- _Work to do_
Repeat everything from the first line of the listing below through the line that contains "10.08, 10.60, 11.10, 11.53, 11.86, 12.00]", exactly. Leave out pictures.

- _Material provided_

......

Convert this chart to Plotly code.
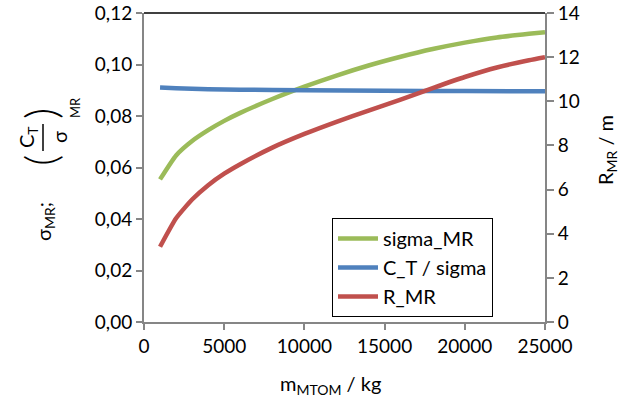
import plotly.graph_objects as go

# ---- data ----
m_sigma = [1000, 2000, 3000, 4000, 5000, 6000, 8000, 10000, 12000, 14000,
           16000, 18000, 20000, 22000, 24000, 25000]
sigma_MR = [0.0554, 0.0647, 0.0703, 0.0745, 0.0781, 0.0812, 0.0866, 0.0914,
            0.0957, 0.0996, 0.1030, 0.1060, 0.1085, 0.1105, 0.1119, 0.1125]

m_ct = [1000, 2000, 3000, 4000, 6000, 10000, 15000, 20000, 25000]
ct_sigma = [0.0911, 0.0908, 0.0906, 0.0904, 0.0902, 0.0900, 0.0898, 0.0897, 0.0896]

m_r = [1000, 2000, 3000, 4000, 5000, 6000, 8000, 10000, 12000, 14000,
       16000, 18000, 20000, 22000, 24000, 25000]
R_MR = [3.41, 4.70, 5.55, 6.20, 6.72, 7.15, 7.90, 8.52, 9.07, 9.58,
        10.08, 10.60, 11.10, 11.53, 11.86, 12.00]

x_ticks = [0, 5000, 10000, 15000, 20000, 25000]
left_ticks = [0, 0.02, 0.04, 0.06, 0.08, 0.10, 0.12]
right_ticks = [0, 2, 4, 6, 8, 10, 12, 14]

GREEN = "#9BBB59"
BLUE = "#4F81BD"
RED = "#C0504D"
AXIS = "#868686"
FONT = "Lato"

W, H = 630, 403
L, R, T, B = 144, 85, 13, 81
pw, ph = W - L - R, H - T - B


def px(x):
    return (x - L) / pw


def py(y):
    return (H - B - y) / ph


fig = go.Figure()
fig.add_trace(go.Scatter(x=m_sigma, y=sigma_MR, name="sigma_MR", mode="lines",
                         line=dict(color=GREEN, width=4.5, shape="spline", smoothing=0.5)))
fig.add_trace(go.Scatter(x=m_ct, y=ct_sigma, name="C_T / sigma", mode="lines",
                         line=dict(color=BLUE, width=4.5, shape="spline", smoothing=0.5)))
fig.add_trace(go.Scatter(x=m_r, y=R_MR, name="R_MR", mode="lines", yaxis="y2",
                         line=dict(color=RED, width=4.5, shape="spline", smoothing=0.5)))

tickfont = dict(family=FONT, size=19, color="#000000")
common = dict(showgrid=False, zeroline=False, showline=True, automargin=False,
              linecolor=AXIS, linewidth=2, ticks="outside", tickcolor=AXIS,
              tickwidth=2, tickfont=tickfont, ticklabeloverflow="allow")

fig.update_layout(
    width=W, height=H,
    margin=dict(l=L, r=R, t=T, b=B, autoexpand=False),
    paper_bgcolor="white", plot_bgcolor="white",
    separators=",.",
    font=dict(family=FONT, size=19, color="#000000"),
    showlegend=True,
    legend=dict(x=px(332), y=py(218), xanchor="left", yanchor="top",
                bordercolor="#000000", borderwidth=1, bgcolor="white",
                font=dict(family=FONT, size=20), tracegroupgap=0,
                itemwidth=40),
    xaxis=dict(range=[0, 25000], tickvals=x_ticks, tickformat="d", ticklen=6, **common),
    yaxis=dict(range=[0, 0.12], tickvals=left_ticks, tickformat=".2f", ticklen=6, **common),
    yaxis2=dict(range=[0, 14], tickvals=right_ticks, overlaying="y", side="right",
                ticklen=7, **common),
)

# top border of plot area
fig.add_shape(type="line", xref="paper", yref="paper", x0=0, x1=1, y0=1, y1=1,
              line=dict(color="#000000", width=1.5))


def A(x, y, text, size=20, angle=-90, weight=None):
    f = dict(family=FONT, size=size, color="#000000")
    if weight:
        f["weight"] = weight
    return dict(x=px(x), y=py(y), xref="paper", yref="paper", text=text,
                textangle=angle, showarrow=False, xanchor="center",
                yanchor="middle", font=f)


ann = [
    A(330, 384, "m<sub>MTOM</sub> / kg", angle=0),
    A(607, 150, "R<sub>MR</sub> / m"),
    A(44, 222, "σ<sub>MR</sub>;"),
    A(40, 161, "(", size=44, weight=300),
    A(40, 114, ")", size=44, weight=300),
    A(27, 137, "C<sub>T</sub>"),
    A(59, 137, "σ"),
    A(75, 108, "MR", size=13),
]
fig.update_layout(annotations=ann)
fig.add_shape(type="line", xref="paper", yref="paper",
              x0=px(43), x1=px(43), y0=py(124), y1=py(151),
              line=dict(color="#000000", width=1.5))

# remove the browser's default 8px page margin so the figure fills the window
fig.write_html("out.html", config={"displayModeBar": False},
               post_script="document.body.style.margin='0';document.body.style.overflow='hidden';")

......

- _Solved exercise_
Convert this chart to Plotly code.
import plotly.graph_objects as go

# ---- data ----
m_sigma = [1000, 2000, 3000, 4000, 5000, 6000, 8000, 10000, 12000, 14000,
           16000, 18000, 20000, 22000, 24000, 25000]
sigma_MR = [0.0554, 0.0647, 0.0703, 0.0745, 0.0781, 0.0812, 0.0866, 0.0914,
            0.0957, 0.0996, 0.1030, 0.1060, 0.1085, 0.1105, 0.1119, 0.1125]

m_ct = [1000, 2000, 3000, 4000, 6000, 10000, 15000, 20000, 25000]
ct_sigma = [0.0911, 0.0908, 0.0906, 0.0904, 0.0902, 0.0900, 0.0898, 0.0897, 0.0896]

m_r = [1000, 2000, 3000, 4000, 5000, 6000, 8000, 10000, 12000, 14000,
       16000, 18000, 20000, 22000, 24000, 25000]
R_MR = [3.41, 4.70, 5.55, 6.20, 6.72, 7.15, 7.90, 8.52, 9.07, 9.58,
        10.08, 10.60, 11.10, 11.53, 11.86, 12.00]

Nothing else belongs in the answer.